All stories on this web site are purely FICTIONAL. The people depicted within these stories only exist in someone's IMAGINATION. Any resemblence between anyone depicted in these stories and any real person, living or dead, is an incredible COINCIDENCE too bizarre to be believed. If you think that you or someone you know is depicted in one of these stories it's only because you're a twisted perverted little fucker who sees conspiracies and plots where none exist. You probably suspect that your own MOTHER had sex with ALIENS and COWS and stuff. Well, she didn't. It's all in your head. Now take your tranquilizers and RELAX.
Subject: My First (and Second) Bottomings

I don't think it was until I was resting on the carpet, my wrists, ankles,
and neck within 3 inches of each other (and tied that way, too), with him at
my back holding a long, stiff leather strap (which I had seen him use
earlier) that I realized that this is it. I'm going to be
strapped/flogged/whatever you call it. And I looked up at him, said "you
realize that I've never done this before," and laid back down and got ready
....

Well, I'll start at the beginning, or close to it.

I've considered myself a pervert for about two months now. This was based
on absolutely no experience ... I just thought I could enjoy bondage &/| S&M
.... Testing my limits seemed like something I wanted to do ...

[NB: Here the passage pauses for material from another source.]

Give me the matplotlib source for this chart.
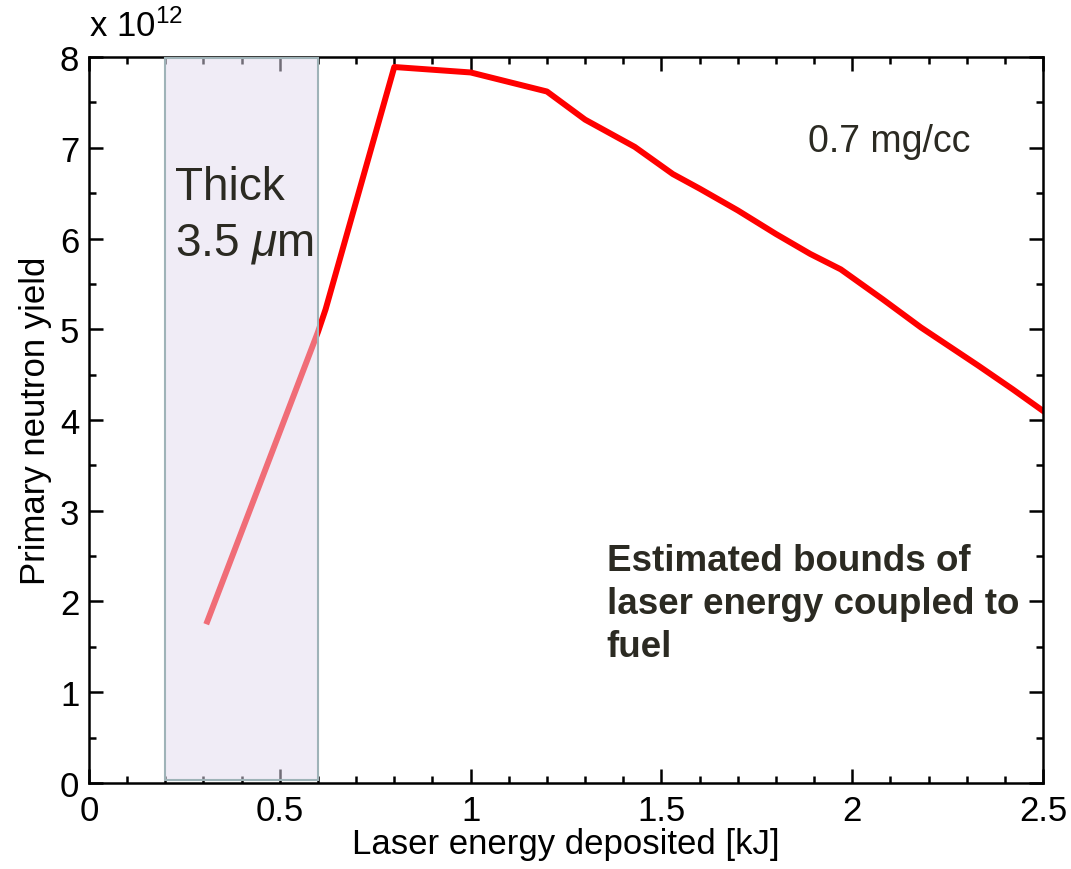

I was invited o a weekend-long party this weekend. This was not a
play-party, nor did I particularly expect any playing to happen ... the two
hosts throwing the party are BDSMers, so the general atmosphere which I
expected was something along the lines of BDSM-positive ... certainly I had
some questions I wanted to ask the hosts regarding BDSM (as I said, I'm a
newbie). Friday was fairly cool.

Saturday got interesting at a certain point when my partner was sort of
messing around with another person and very soon found himself being tied
down and collared (he resisted ... I have the teeth marks to prove it ...
(and yes, I was the one pretty much sitting on his back restraining him. I
have no sense of loyalty. Shame on me :) ) ... he was then strapped and
caned by a lovely plastic toy-cane (this, by the way, was my first
introduction to 'The Strap'. It looked rather vicious ... quite a bit more
vicious than the cats I've seen, because it looked so simple, so ...
efficient. Cats, to me, look ornamental. I haven't seen anyone who's
carried one without using it, but they still look ornamental, in the sense
that they have a very appealing visual quality.... the strap, on the other
hand, was not something you'd particularly wear as an impressive toy ...
it's just something you'd use to give pain.)

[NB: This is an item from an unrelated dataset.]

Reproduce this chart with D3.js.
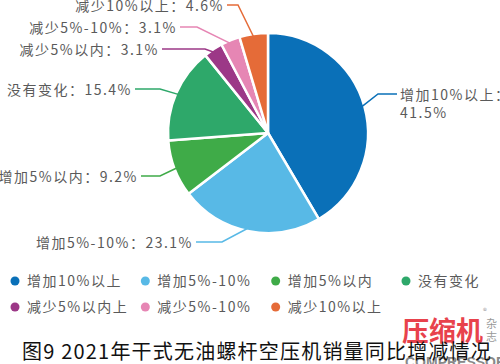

After this the mood went back to normal (depending on your definition ...
this was not a normal party, thank God :) ) for about 30 minutes, and I was
snuggling with my partner and another person when they suddenly started to
put the wrist straps on me, wearing these rather playful expressions on
their face. Well *shrug* What can I say? I've never tried bondage before, I
figured, "sure, I'll give it a try."

So I ended up with ankle straps, a collar, and wrist straps. Then the
chains and various links came on, and it took me about 5 minutes, I think,
to convince my partner (who was 'dressing' me :) ) that my neck could indeed
be linked to the link that was connecting the two ankle restraints (we had
to use an additional link because the wrists were in the way) comfortably.
Limbreness hath its privileges :).

So I'm laying there, my head at my feet (and I've just now realized how
submissive this sounds), and suddenly realize that this Top is standing
behind and to the side of me, and is holding the strap.

I'm not into a public scene. I wasn't particularly into this Top, even. I
mean, he's a really nice person, and I know he's fairly experienced, but
there was nothing in him that made me go "Oh-my-God I want him to Top me"
like it has in 1 or two other people ... I'm not sure if it was the bondage
or if it was just a mood, but heck ... I wasn't going to resist ...

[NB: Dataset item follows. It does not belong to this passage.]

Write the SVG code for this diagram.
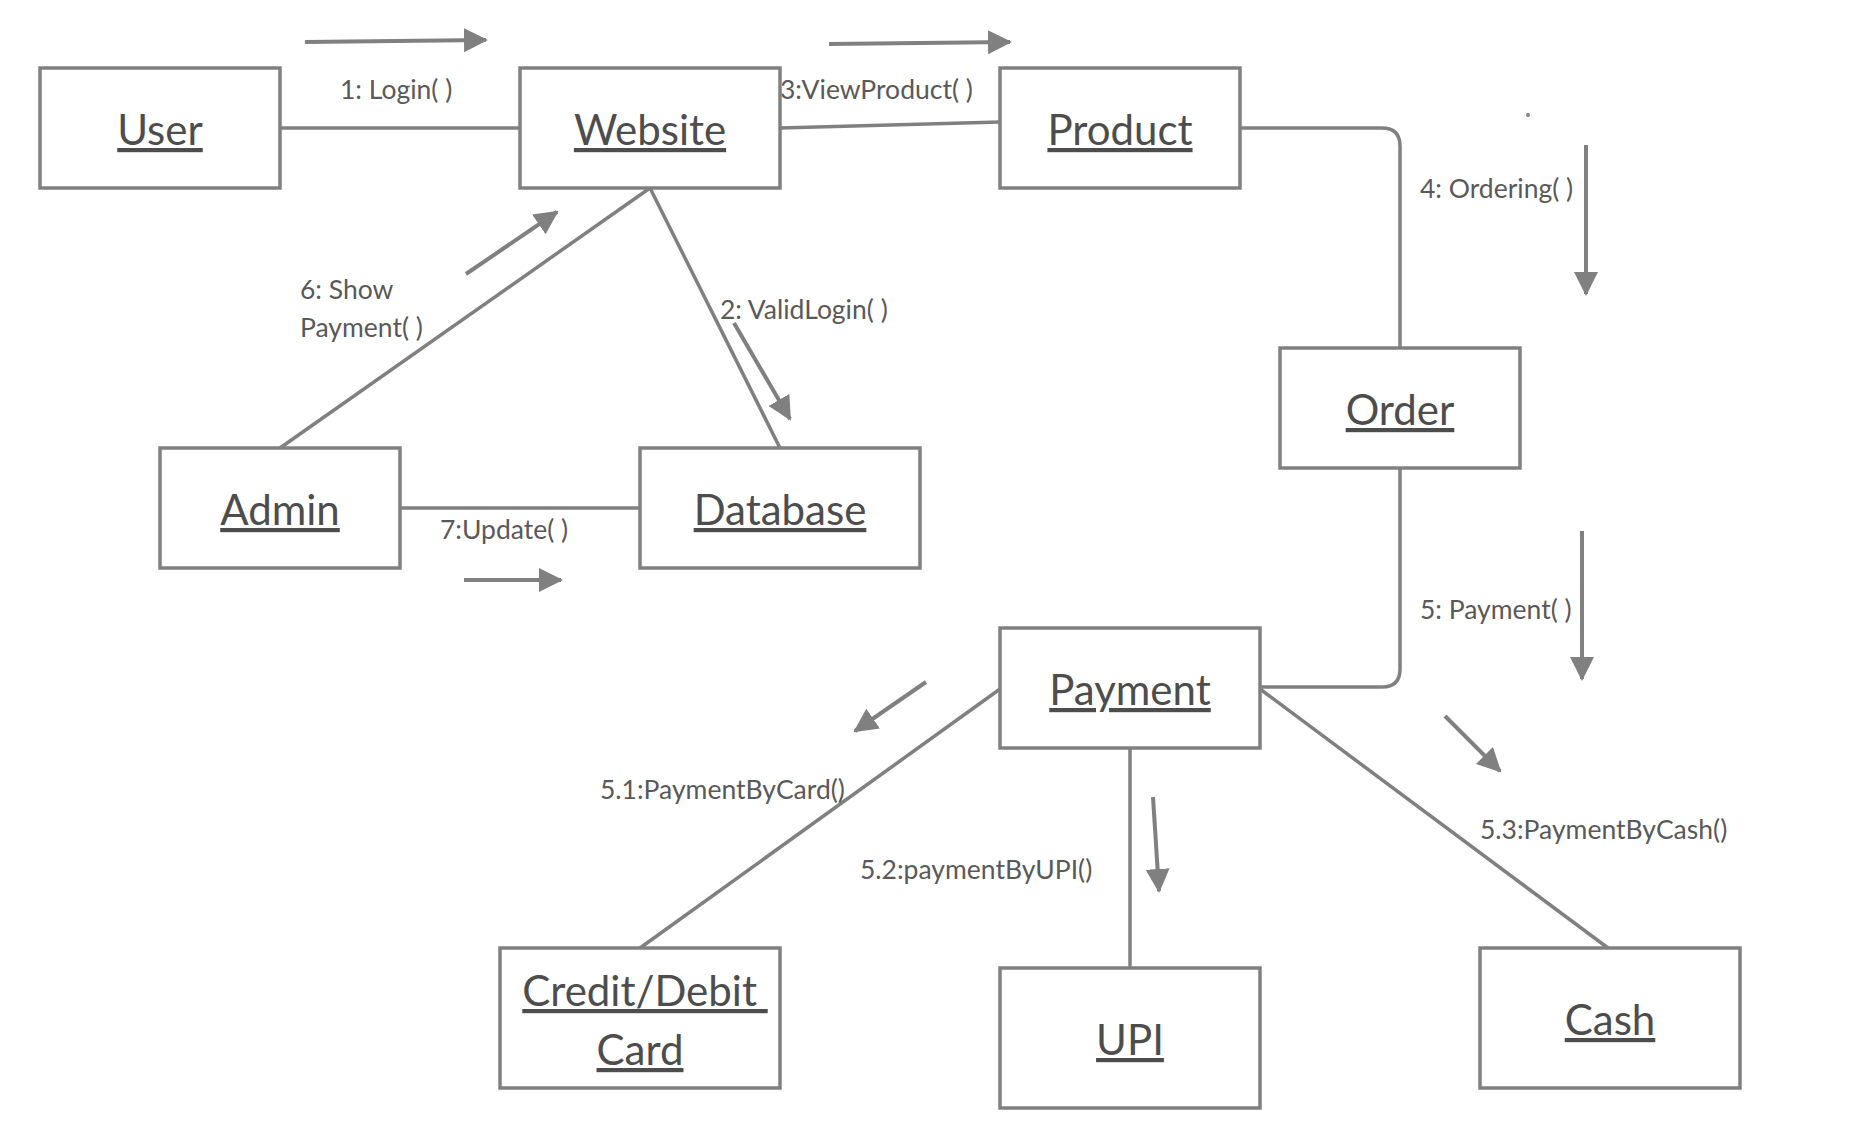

The first few blows were very light ... I mean, I felt them, but they didn't
hurt.

Then he hit me. I mean, _really_ hit me. And you know, it hurt. It hurt
really really badly, and I flinched, then waited for the next one, and it
hurt ... badly ...

Now, you see, at this point, I was feeling pretty good ... I was still
thinking, and I knew I had overcome my biggest fear WRT S&M: That I'm not
into it ... that I'll get hit once, and I'll turn to my Top and say "Umm,
I'm not actually into BDSM now. Thanks for letting me know. You can let me
loose now."

It's the same fear I had about being intimate with a man ... that I'd find
out I'm not actually bi ...

But I took two strokes, and realized "hmm ... it hurts ... I'm not getting
anything out of it yet ... but I can withstand quite a few more before I
_have_ to stop."

For about five strokes, I think, I was flinching at each hit ... and then,
when I finally let myself relax and lie down, accepting the pain, not
forcing myself to react to it, the pain transcended just mere physical
pain and reached into my brain to flick the on-off switch to the off
position ...

And nothing existed other than the strap and the pain ... I mean, I suppose
I was aware, peripherally, of the top's existence, and of my partner's
existence as his hand rested on my knee or my head or something ... but
those were very peripheral awarenesses ...

The TV was on ... there were people in the room and I think they were
talking. I couldn't hear a word other than what the other two people in the
scene (my top and my partner) were saying, and even those were a bit foggy.
I do remember that at a certain point he asked me if I wanted this and had
to repeat it at least once more before I answered (I said 'yes' ... I would
have said 'yes' to anything he wanted ... ) ... I could have, if I
concentrated hard, felt my fingers, or my arms, or my legs ... but I didn't
want to ...

I remember this one particular moment when I realized I hadn't breathed for
a few seconds, and that I had no wish or urge or need to breath ... there
was no reflex to move my diaphragm, to take a breath ... and I had to
actually concentrate and think "Hmm ... I don't _need_ to breath, but they'd
probably get worried if I didn't. *shrug* Oh well, I guess I'll breath
now," and made the conscious movements to breath.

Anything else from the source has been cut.